Aturan kampanye pada masa kampanye putaran kedua tidak berbeda dengan putaran pertama, kecuali dalam hal kampanye dalam bentuk rapat umum terbuka dan pemasangan alat peraga. Artinya, tiap pasangan calon maupun tim pemenangan tidak boleh menggelar rapat umum terbuka semacam pengerahan massa di lapangan atau gedung dan dilarang memasang alat peraga kampanye seperti spanduk, baliho, poster, dan lain-lain.

Tugas sosialisasi diemban KPU DKI Jakarta. Lembaga itu akan memasang iklan kedua paslon baik di media cetak maupun media elektronik pada 9-15 April 2017. Penajaman visi dan misi difasilitasi melalui debat publik atau debat terbuka antarpasangan calon.

Aturan wajib cuti bagi calon petahana tetap berlaku pada putaran kedua. Aturan itu amanat Undang Undang Nomor 10 Tahun 2016 tentang Perubahan Kedua atas Undang Undang Nomor 1 Tahun 2015 tentang Penetapan Peraturan Pemerintah Pengganti Undang Undang Nomor 1 Tahun 2014 tentang Pemilihan Gubernur, Bupati, dan Walikota Menjadi UU (UU Pilkada) maupun Peraturan KPU.

"Cuti adalah keharusan. Itu bukan ditetapkan KPU DKI tapi sudah jelas ada peraturannya. KPU tinggal menetapkan pedoman teknis saja," kata Sumarno di Jakarta pada Sabtu, 4 Maret 2017.

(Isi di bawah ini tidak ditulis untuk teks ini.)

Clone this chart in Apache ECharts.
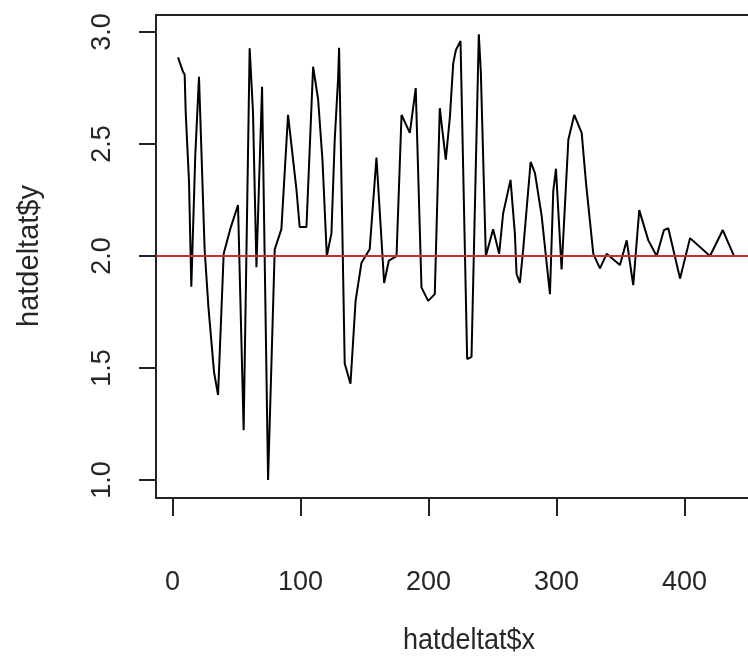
<!DOCTYPE html>
<html>
<head>
<meta charset="utf-8">
<script src="https://cdn.jsdelivr.net/npm/echarts@6/dist/echarts.min.js"></script>
<style>
html,body{margin:0;padding:0;background:#fff;}
#c{width:748px;height:657px;}
</style>
</head>
<body>
<div id="c"></div>
<script>
// x positions of the series (hatdeltat$x)
var xVals = [4.2, 8.1, 9.4, 10.2, 12.8, 14.6, 17.7, 20.6, 25.0, 28.0, 32.4, 35.5, 39.9, 45.0, 51.1, 55.5, 60.2, 62.8, 65.5, 69.9,
  74.6, 79.8, 85.0, 90.2, 96.8, 99.3, 104.6, 109.8, 113.7, 117.1, 120.5, 124.1, 126.7, 129.3, 130.1, 134.5, 139.0, 143.0, 147.6, 154.0,
  159.3, 165.3, 169.0, 175.0, 178.9, 185.4, 190.0, 194.5, 199.7, 204.9, 208.8, 213.5, 216.7, 219.3, 221.4, 225.0, 230.2, 233.6, 239.3, 240.9,
  244.8, 250.5, 255.2, 258.3, 264.1, 267.5, 268.8, 271.4, 274.0, 279.8, 283.2, 288.4, 294.9, 297.5, 299.6, 304.0, 309.3, 313.9, 319.7, 323.2,
  328.8, 334.0, 339.2, 349.6, 354.9, 360.0, 364.7, 371.8, 378.3, 384.0, 387.4, 396.6, 404.4, 420.0, 430.0, 438.8, 450.0];
// y values (hatdeltat$y)
var yVals = [2.887, 2.823, 2.81, 2.644, 2.332, 1.863, 2.45, 2.80, 2.03, 1.77, 1.48, 1.38, 2.01, 2.12, 2.228, 1.223, 2.927, 2.644, 1.95, 2.756,
  1.0, 2.03, 2.12, 2.63, 2.295, 2.13, 2.13, 2.845, 2.70, 2.43, 2.0, 2.10, 2.52, 2.79, 2.93, 1.52, 1.43, 1.80, 1.97, 2.03,
  2.44, 1.88, 1.98, 2.0, 2.63, 2.55, 2.75, 1.86, 1.80, 1.83, 2.66, 2.43, 2.62, 2.86, 2.92, 2.96, 1.54, 1.55, 2.99, 2.82,
  2.0, 2.12, 2.01, 2.19, 2.34, 2.10, 1.92, 1.88, 2.03, 2.42, 2.37, 2.18, 1.83, 2.29, 2.39, 1.94, 2.52, 2.63, 2.55, 2.32,
  2.01, 1.945, 2.01, 1.96, 2.07, 1.87, 2.205, 2.07, 2.0, 2.116, 2.124, 1.90, 2.08, 2.0, 2.116, 2.0, 2.0];
// reference line
var refLine = [2.0];
// tick labels
var xTicks = [0, 100, 200, 300, 400];
var yTicks = [1.0, 1.5, 2.0, 2.5, 3.0];
var xTitle = 'hatdeltat$x';
var yTitle = 'hatdeltat$y';

var pts = xVals.map(function (x, i) { return [x, yVals[i]]; });
var FONT = '"Liberation Sans", Arial, sans-serif';
var TXT = '#262626';
var AX = '#222';

var chart = echarts.init(document.getElementById('c'), null, {renderer: 'canvas'});
chart.setOption({
  animation: false,
  backgroundColor: '#ffffff',
  grid: {left: 156, top: 15, right: 0, bottom: 159, containLabel: false},
  xAxis: [{
    type: 'value', min: -13, max: 449.7, position: 'bottom',
    axisLine: {show: true, onZero: false, lineStyle: {color: AX, width: 2}},
    axisTick: {show: true, inside: false, length: 18, customValues: xTicks, lineStyle: {color: AX, width: 2}},
    axisLabel: {show: true, customValues: xTicks, margin: 85, fontSize: 27, fontFamily: FONT, color: TXT,
      verticalAlign: 'middle', formatter: function (v) { return String(v); }},
    splitLine: {show: false}
  }, {
    type: 'value', min: -13, max: 449.7, position: 'top',
    axisLine: {show: true, onZero: false, lineStyle: {color: AX, width: 2}},
    axisTick: {show: false}, axisLabel: {show: false}, splitLine: {show: false}
  }],
  yAxis: {
    type: 'value', min: 0.92, max: 3.076,
    axisLine: {show: true, onZero: false, lineStyle: {color: AX, width: 2}},
    axisTick: {show: true, inside: false, length: 17, customValues: yTicks, lineStyle: {color: AX, width: 2}},
    axisLabel: {show: true, customValues: yTicks, rotate: 90, margin: 53, fontSize: 27, fontFamily: FONT, color: TXT,
      align: 'center', verticalAlign: 'middle', formatter: function (v) { return v.toFixed(1); }},
    splitLine: {show: false}
  },
  graphic: [
    {type: 'text', style: {text: xTitle, x: 0, y: 0, fontSize: 27, fontFamily: FONT, fill: TXT,
      align: 'center', verticalAlign: 'middle'}, x: 469, y: 641, scaleY: 1.1, z: 10},
    {type: 'text', style: {text: yTitle, x: 0, y: 0, fontSize: 29, fontFamily: FONT, fill: TXT,
      align: 'center', verticalAlign: 'middle'}, x: 30, y: 256, rotation: Math.PI / 2, z: 10}
  ],
  series: [{
    type: 'line', data: pts, showSymbol: false, symbol: 'none', clip: true,
    lineStyle: {color: '#000', width: 2}, z: 3,
    markLine: {silent: true, symbol: ['none', 'none'], label: {show: false},
      lineStyle: {color: '#c8302c', width: 2, type: 'solid'},
      data: refLine.map(function (v) { return {yAxis: v}; })}
  }]
});
</script>
</body>
</html>
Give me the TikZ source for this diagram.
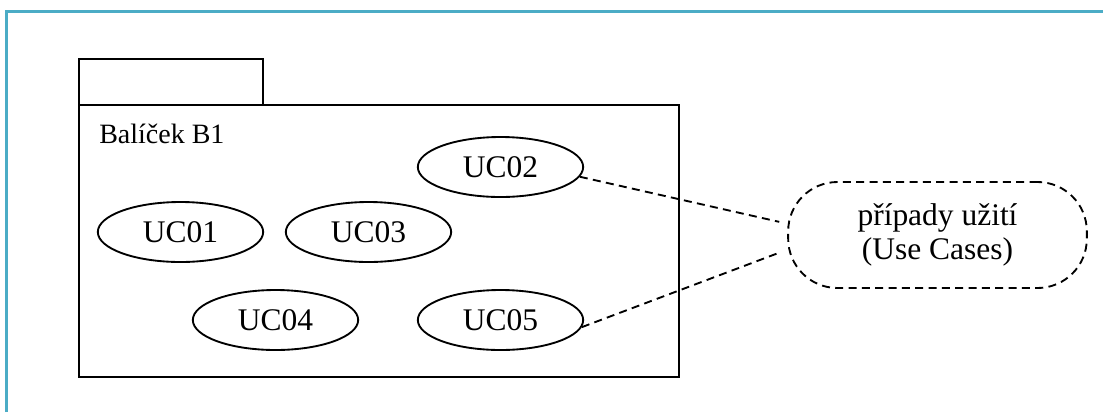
\documentclass[tikz,border=0pt]{standalone}
\usepackage{fontspec}
\setmainfont{Liberation Serif}
\usetikzlibrary{shapes.geometric}
\definecolor{frameblue}{RGB}{75,172,198}
\tikzset{
  uc/.style={ellipse, draw, line width=1.4pt, minimum width=124pt, minimum height=45pt, inner sep=0pt,
             font=\fontsize{23.6}{28}\selectfont},
  pkgline/.style={draw, line width=1.5pt},
  link/.style={line width=1.4pt, dash pattern=on 6pt off 4pt},
  notebox/.style={draw, line width=1.4pt, dash pattern=on 6pt off 4pt, rounded corners=37pt,
                  minimum width=224pt, minimum height=79.5pt, align=center,
                  font=\fontsize{23.6}{26}\selectfont},
}
\begin{document}
\begin{tikzpicture}[x=0.75pt, y=-0.75pt]
  \useasboundingbox (0,0) rectangle (1103,412);
  % page frame (top and left edges)
  \draw[frameblue, line width=2.3pt] (6.5,412) -- (6.5,11.5) -- (1103,11.5);

  % package with its tab
  \path[pkgline] (79,59) rectangle (263,104.5);
  \path[pkgline] (79,104.5) rectangle (679,377);
  \node[anchor=base west, inner sep=0pt, font=\fontsize{21}{25}\selectfont] (pkgname) at (99,143) {Balíček B1};

  % use cases
  \node[uc] (uc02) at (500.5,167) {UC02};
  \node[uc] (uc01) at (180.5,232) {UC01};
  \node[uc] (uc03) at (368.5,232) {UC03};
  \node[uc] (uc04) at (275.5,320) {UC04};
  \node[uc] (uc05) at (500.5,320) {UC05};

  % note
  \node[notebox] (note) at (937.5,235) {případy užití\\(Use Cases)};

  \draw[link] (uc02.-7.4) -- ([xshift=-6pt]note.175.3);
  \draw[link] (uc05.-5.1) -- ([xshift=-7.5pt]note.187.5);
\end{tikzpicture}
\end{document}
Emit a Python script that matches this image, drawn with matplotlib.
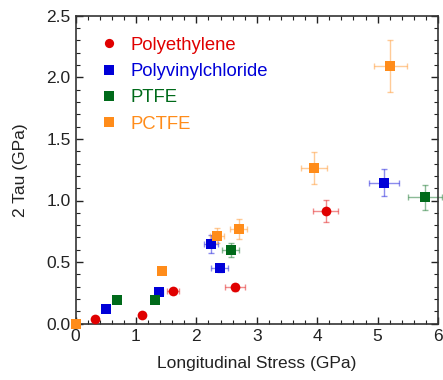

Penetapan masa kampanye untuk putaran kedua itu dikritik sebagian kalangan karena tidak diatur dalam Undang Undang tentang Pilkada. Masa kampanye itu juga ditengarai sebagai upaya penyelenggara Pilkada Jakarta untuk menjegal petahana Basuki Tjahaja Purnama-Djarot Saiful Hidayat. Soalnya Ahok dan Djarot mesti cuti sebagai Gubernur dan Wakil Gubernur DKI Jakarta.

Kubu petahana menganggap masa kampanye itu tak akan efektif untuk sosialisasi. Soalnya tujuannya untuk penajaman visi dan misi tetapi dilarang menggelar rapat umum terbuka dan pemasangan alat peraga kampanye. Debat terbuka antarpasangan calon pun dinilai sia-sia dan tak efektif.

Alasan KPU DKI Jakarta menetapkan masa kampanye putaran kedua untuk menghindari kampanye terselubung para kandidat. Berdasarkan pengalaman putaran kedua Pilkada DKI Jakarta tahun 2012, masing-masing pasangan calon memanfaatkan waktu untuk berkegiatan seperti kampanye, meski tidak ada masa kampanye kala itu.

Pada 27 Februari 2017, Menteri Dalam Negeri, Tjahjo Kumolo, berpendapat bahwa calon petahana tidak perlu cuti kalau KPU menetapkan aturan tidak ada rapat umum terbuka selama masa kampanye. Calon petahana wajib cuti manakala masa kampanye dibolehkan rapat umum terbuka.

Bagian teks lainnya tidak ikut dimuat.